_Information given:_
◇ ◇ ◇
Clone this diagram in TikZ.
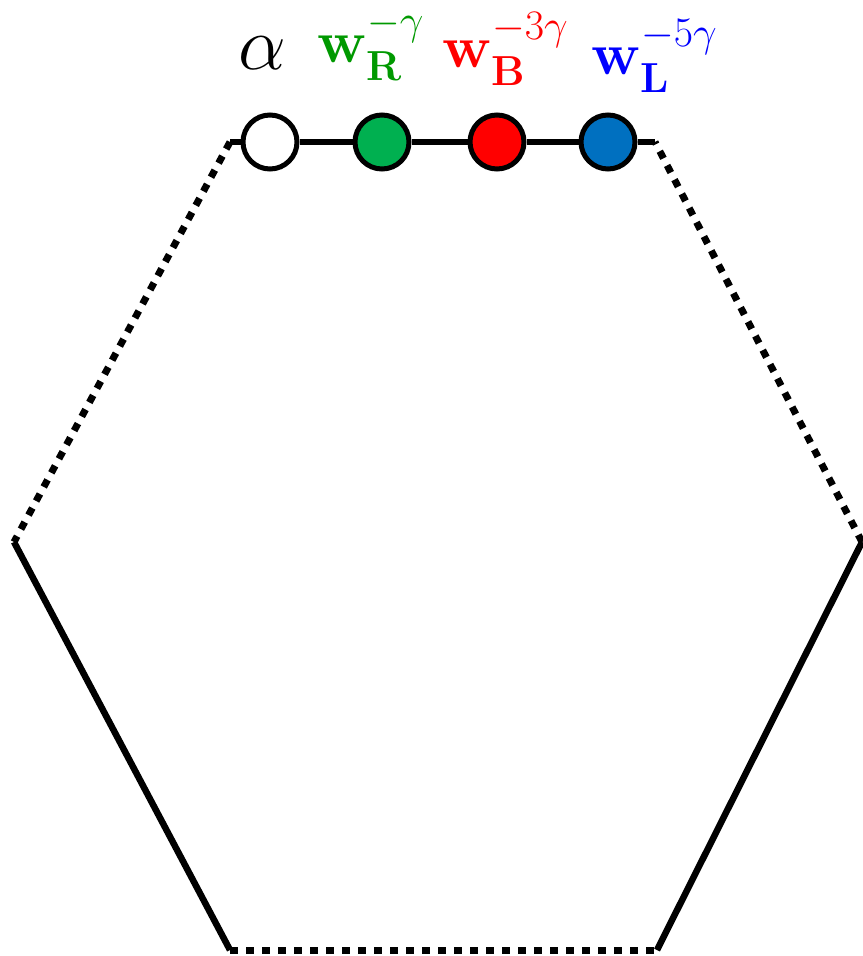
\documentclass[tikz,border=0pt]{standalone}
\usepackage{fix-cm}
\usepackage{amsmath, amssymb}
\usepackage{tikz}

\definecolor{verdetxt}{RGB}{0,153,0}
\definecolor{verdesitio}{RGB}{0,176,80}
\definecolor{azulsitio}{RGB}{0,112,192}

\tikzset{
    sitio/.style={circle, draw=black, line width=2.5pt, minimum size=27pt, inner sep=0pt},
    enlace/.style={line width=3.25pt},
    punteado/.style={line width=3.5pt, dash pattern=on 4pt off 4pt},
    etiqueta/.style={anchor=base west, inner sep=0pt, font=\fontsize{30}{36}\selectfont}
}

\begin{document}
\begin{tikzpicture}[x=0.5pt, y=-0.5pt]
        \useasboundingbox (0,0) rectangle (862,956);

        % Vértices del hexágono
        \coordinate (tl) at (230,142);
        \coordinate (tr) at (655,142);
        \coordinate (r) at (862,542);
        \coordinate (br) at (657,950);
        \coordinate (bl) at (230,950);
        \coordinate (l) at (14,542);

        % Bordes
        \draw[punteado] (tl) -- (l);
        \draw[enlace] (l) -- (bl);
        \draw[punteado] (bl) -- (br);
        \draw[enlace] (br) -- (r);
        \draw[punteado] (r) -- (tr);

        % Sitios en la cadena superior
        \node[sitio, fill=white] (s1) at (270,142) {};
        \node[sitio, fill=verdesitio] (s2) at (382,142) {};
        \node[sitio, fill=red] (s3) at (497,142) {};
        \node[sitio, fill=azulsitio] (s4) at (608,142) {};
        \draw[enlace] (tl) -- (s1) -- (s2) -- (s3) -- (s4) -- (tr);

        % Etiquetas
        \node[etiqueta, font=\fontsize{38}{44}\selectfont] (ea) at (238,70) {$\alpha$};
        \node[etiqueta, text=verdetxt] (er) at (317,63) {$\mathbf{w}_{\mathbf{R}}^{-\gamma}$};
        \node[etiqueta, text=red] (eb) at (442,68) {$\mathbf{w}_{\mathbf{B}}^{-3\gamma}$};
        \node[etiqueta, text=blue] (el) at (591,75) {$\mathbf{w}_{\mathbf{L}}^{-5\gamma}$};
    \end{tikzpicture}
\end{document}
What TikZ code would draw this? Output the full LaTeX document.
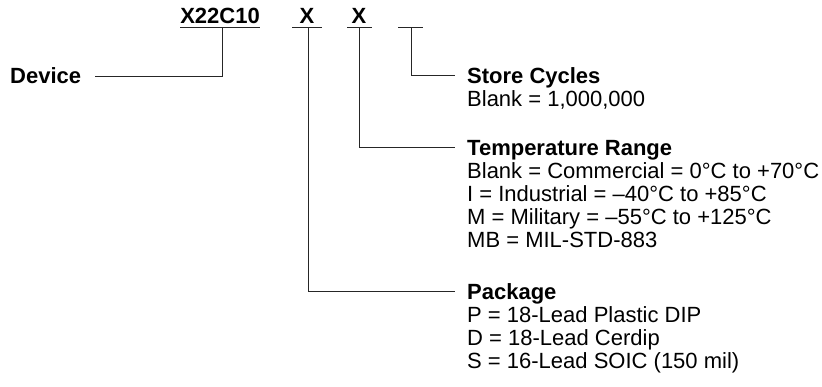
\documentclass[tikz,border=0pt]{standalone}
\usepackage{fontspec}
\setmainfont{Liberation Sans}
\begin{document}
\begin{tikzpicture}[x=1pt,y=-1pt,
  lbl/.style={anchor=base west,inner sep=0pt,font=\fontsize{22}{23}\selectfont},
  hd/.style={lbl,font=\fontsize{22}{23}\selectfont\bfseries},
  top/.style={anchor=base,inner sep=0pt,font=\fontsize{22}{23}\selectfont\bfseries},
  ln/.style={line width=0.9pt,black!85}]
\useasboundingbox (0,0) rectangle (822,386);
% top code
\node[top] (part) at (220,23) {X22C10};
\node[top] (xa) at (307,23) {X};
\node[top] (xb) at (359,23) {X};
% underline end points
\coordinate (u0a) at (180,27); \coordinate (u0b) at (260,27);
\coordinate (u1a) at (292,27); \coordinate (u1b) at (322,27);
\coordinate (u2a) at (347,27); \coordinate (u2b) at (372,27);
\coordinate (u3a) at (398,27); \coordinate (u3b) at (423,27);
\draw[ln] (u0a) -- (u0b);
\draw[ln] (u1a) -- (u1b);
\draw[ln] (u2a) -- (u2b);
\draw[ln] (u3a) -- (u3b);
% tap points and free ends
\coordinate (t0) at (222,27); \coordinate (d0) at (95,76);
\coordinate (t1) at (308,27); \coordinate (e1) at (455,291);
\coordinate (t2) at (359,27); \coordinate (e2) at (455,147);
\coordinate (t3) at (411,27); \coordinate (e3) at (455,75);
% left label
\node[hd,anchor=base west] (dev) at (10,83) {Device};
% right labels
\node[hd] (sc) at (467,83) {Store Cycles};
\node[lbl] (sc1) at (467,106) {Blank = 1,000,000};
\node[hd] (tr) at (467,155) {Temperature Range};
\node[lbl] (tr1) at (467,178) {Blank = Commercial = 0°C to +70°C};
\node[lbl] (tr2) at (467,201) {I = Industrial = –40°C to +85°C};
\node[lbl] (tr3) at (467,224) {M = Military = –55°C to +125°C};
\node[lbl] (tr4) at (467,247) {MB = MIL-STD-883};
\node[hd] (pk) at (467,299) {Package};
\node[lbl] (pk1) at (467,322) {P = 18-Lead Plastic DIP};
\node[lbl] (pk2) at (467,345) {D = 18-Lead Cerdip};
\node[lbl] (pk3) at (467,368) {S = 16-Lead SOIC (150 mil)};
% connectors
\draw[ln] (t0) |- (d0);
\draw[ln] (t1) |- (e1);
\draw[ln] (t2) |- (e2);
\draw[ln] (t3) |- (e3);
\end{tikzpicture}
\end{document}
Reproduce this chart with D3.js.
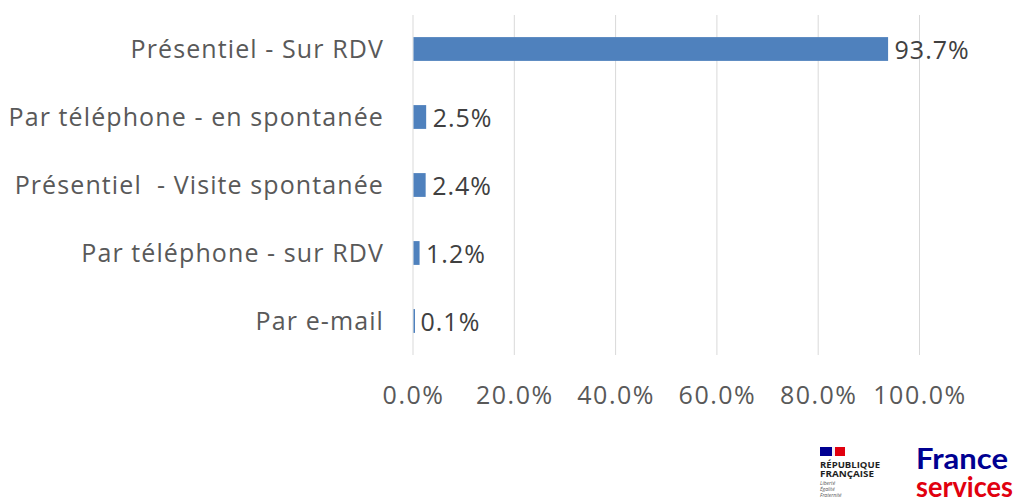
<!DOCTYPE html>
<html lang="fr">
<head>
<meta charset="utf-8">
<title>Modes de contact</title>
<script src="https://cdn.jsdelivr.net/npm/d3@7"></script>
<style>
  body { margin: 0; background: #fff; }
  svg text { font-family: "Open Sans", sans-serif; }
</style>
</head>
<body>
<script>
// data
var categories = ["Présentiel - Sur RDV", "Par téléphone - en spontanée", "Présentiel  - Visite spontanée", "Par téléphone - sur RDV", "Par e-mail"];
var values = [93.7, 2.5, 2.4, 1.2, 0.1];
var ticks = [0, 20, 40, 60, 80, 100];

var w = 1032, h = 498;
var plotLeft = 413, plotRight = 919.5, plotTop = 15, plotBottom = 355;

var svg = d3.select("body").append("svg")
  .attr("width", w).attr("height", h);

var x = d3.scaleLinear().domain([0, 100]).range([plotLeft, plotRight]);
var y = d3.scaleBand().domain(categories).range([plotTop, plotBottom]).paddingInner(0.65).paddingOuter(0.325);

// gridlines
svg.append("g").selectAll("line")
  .data(ticks).enter().append("line")
  .attr("x1", function(d) { return x(d); })
  .attr("x2", function(d) { return x(d); })
  .attr("y1", plotTop).attr("y2", plotBottom)
  .attr("stroke", "#d9d9d9").attr("stroke-width", 1);

// bars
svg.append("g").selectAll("rect")
  .data(values).enter().append("rect")
  .attr("x", x(0) + 0.5)
  .attr("y", function(d, i) { return y(categories[i]); })
  .attr("width", function(d) { return Math.max(x(d) - x(0), 1.5); })
  .attr("height", y.bandwidth())
  .attr("fill", "#4f81bd");

// value labels
svg.append("g").selectAll("text")
  .data(values).enter().append("text")
  .attr("x", function(d) { return x(d) + 7; })
  .attr("y", function(d, i) { return y(categories[i]) + y.bandwidth() / 2 + 1; })
  .attr("dy", "0.35em")
  .attr("font-size", 25)
  .attr("letter-spacing", 1)
  .attr("fill", "#404040")
  .text(function(d) { return d.toFixed(1) + "%"; });

// category labels
svg.append("g").selectAll("text")
  .data(categories).enter().append("text")
  .attr("x", 384)
  .attr("y", function(d) { return y(d) + y.bandwidth() / 2; })
  .attr("dy", "0.35em")
  .attr("text-anchor", "end")
  .attr("font-size", 25)
  .attr("letter-spacing", 1.1)
  .attr("fill", "#595959")
  .style("white-space", "pre")
  .text(function(d) { return d; });

// x axis
var xAxis = d3.axisBottom(x).tickValues(ticks)
  .tickFormat(function(d) { return d.toFixed(1) + "%"; })
  .tickSize(0).tickPadding(31);
var gx = svg.append("g")
  .attr("transform", "translate(0," + plotBottom + ")")
  .call(xAxis);
gx.select(".domain").remove();
gx.selectAll("text")
  .attr("font-size", 25)
  .attr("letter-spacing", 1.5)
  .attr("fill", "#595959")
  .style("font-family", "'Open Sans', sans-serif");

// logos
var logo = svg.append("g").attr("transform", "translate(820,447)");
logo.append("rect").attr("x", 0).attr("y", 0).attr("width", 12).attr("height", 9).attr("fill", "#000091");
logo.append("rect").attr("x", 12).attr("y", 0).attr("width", 3).attr("height", 9).attr("fill", "#f0f0f8");
logo.append("rect").attr("x", 15).attr("y", 0).attr("width", 10).attr("height", 9).attr("fill", "#e1000f");
logo.append("text").attr("x", 0).attr("y", 21).attr("font-size", 8.5).attr("font-weight", "bold").attr("fill", "#1e1e1e")
  .attr("textLength", 60).attr("lengthAdjust", "spacingAndGlyphs").text("RÉPUBLIQUE");
logo.append("text").attr("x", 0).attr("y", 30).attr("font-size", 8.5).attr("font-weight", "bold").attr("fill", "#1e1e1e")
  .attr("textLength", 54).attr("lengthAdjust", "spacingAndGlyphs").text("FRANÇAISE");
logo.append("text").attr("x", 0).attr("y", 38).attr("font-size", 5).attr("font-style", "italic").attr("fill", "#555").text("Liberté");
logo.append("text").attr("x", 0).attr("y", 44).attr("font-size", 5).attr("font-style", "italic").attr("fill", "#555").text("Égalité");
logo.append("text").attr("x", 0).attr("y", 50).attr("font-size", 5).attr("font-style", "italic").attr("fill", "#555").text("Fraternité");

svg.append("text").attr("x", 916).attr("y", 469)
  .attr("font-size", 29).attr("font-weight", "bold").attr("fill", "#000091")
  .style("font-family", "Lato, sans-serif")
  .attr("textLength", 92).attr("lengthAdjust", "spacingAndGlyphs")
  .text("France");
svg.append("text").attr("x", 916).attr("y", 497)
  .attr("font-size", 29).attr("font-weight", "bold").attr("fill", "#e1000f")
  .style("font-family", "Lato, sans-serif")
  .attr("textLength", 97).attr("lengthAdjust", "spacingAndGlyphs")
  .text("services");
</script>
</body>
</html>
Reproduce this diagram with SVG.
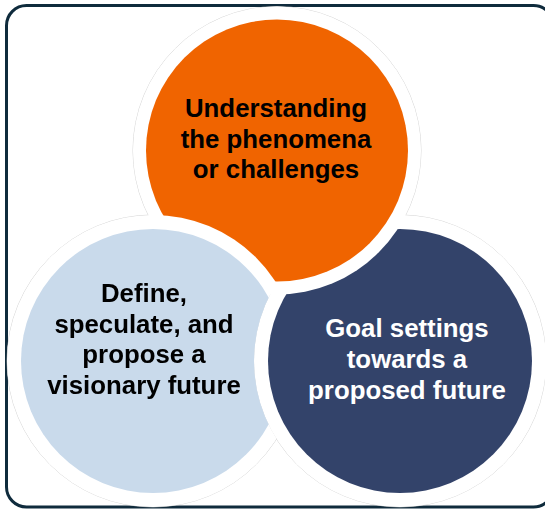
<svg xmlns="http://www.w3.org/2000/svg" width="545" height="509" viewBox="0 0 545 509">
  <style>
    .label { font-family: "Liberation Sans", Arial, sans-serif; font-weight: bold; font-size: 25.8px; text-anchor: middle; }
    .dark { fill: #000000; }
    .light { fill: #ffffff; }
    .halo { fill: #ffffff; }
    .edge { fill: #ffffff; stroke: #c4c4c4; stroke-width: 0.7; }
  </style>
  <defs>
    <!-- hides the light-blue disc wherever the navy disc sits above it -->
    <mask id="under-navy" maskUnits="userSpaceOnUse" x="0" y="0" width="545" height="509">
      <rect x="0" y="0" width="545" height="509" fill="#ffffff"/>
      <circle cx="400" cy="361" r="146" fill="#000000"/>
    </mask>
  </defs>

  <rect id="frame" x="6.5" y="5.5" width="547" height="501.5" rx="20" ry="20" fill="#ffffff" stroke="#0f2b3c" stroke-width="3"/>

  <!-- faint outer outline of the three white halos -->
  <g id="halo-outline">
    <circle class="edge" cx="277" cy="150.5" r="144"/>
    <circle class="edge" cx="153" cy="361" r="146"/>
    <circle class="edge" cx="400" cy="361" r="146"/>
  </g>

  <g id="connectors"></g>

  <g id="node-goal">
    <circle class="halo" cx="400" cy="361" r="146"/>
    <circle cx="400" cy="361" r="132" fill="#33436a"/>
    <text class="label light" x="407" y="337">Goal settings</text>
    <text class="label light" x="407" y="368">towards a</text>
    <text class="label light" x="407" y="399">proposed future</text>
  </g>

  <g id="node-understanding">
    <circle class="halo" cx="277" cy="150.5" r="144"/>
    <circle cx="277" cy="150.5" r="131" fill="#f06400"/>
    <text class="label dark" x="276" y="117">Understanding</text>
    <text class="label dark" x="276" y="148">the phenomena</text>
    <text class="label dark" x="276" y="178">or challenges</text>
  </g>

  <g id="node-define" mask="url(#under-navy)">
    <circle class="halo" cx="153" cy="361" r="146"/>
    <circle cx="153" cy="361" r="132" fill="#c9daeb"/>
    <text class="label dark" x="144" y="302">Define,</text>
    <text class="label dark" x="144" y="333">speculate, and</text>
    <text class="label dark" x="144" y="363">propose a</text>
    <text class="label dark" x="144" y="394">visionary future</text>
  </g>
</svg>
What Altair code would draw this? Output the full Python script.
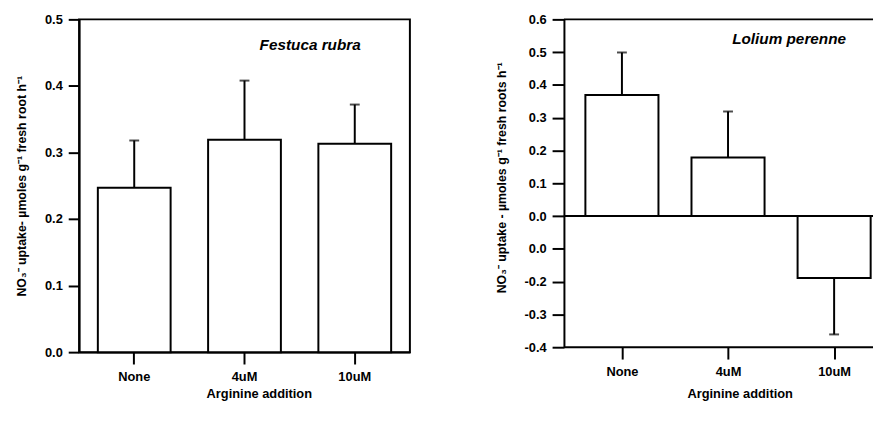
◇ ◇ ◇
_Task requirements:_
Begin at the first line of the material and copy each line exactly through the one containing "(0,0) rectangle (862,956);". Omit pictures.

_Answer in full:_
Clone this diagram in TikZ.
\documentclass[tikz,border=0pt]{standalone}
\usepackage{fix-cm}
\usepackage{amsmath, amssymb}
\usepackage{tikz}

\definecolor{verdetxt}{RGB}{0,153,0}
\definecolor{verdesitio}{RGB}{0,176,80}
\definecolor{azulsitio}{RGB}{0,112,192}

\tikzset{
    sitio/.style={circle, draw=black, line width=2.5pt, minimum size=27pt, inner sep=0pt},
    enlace/.style={line width=3.25pt},
    punteado/.style={line width=3.5pt, dash pattern=on 4pt off 4pt},
    etiqueta/.style={anchor=base west, inner sep=0pt, font=\fontsize{30}{36}\selectfont}
}

\begin{document}
\begin{tikzpicture}[x=0.5pt, y=-0.5pt]
        \useasboundingbox (0,0) rectangle (862,956);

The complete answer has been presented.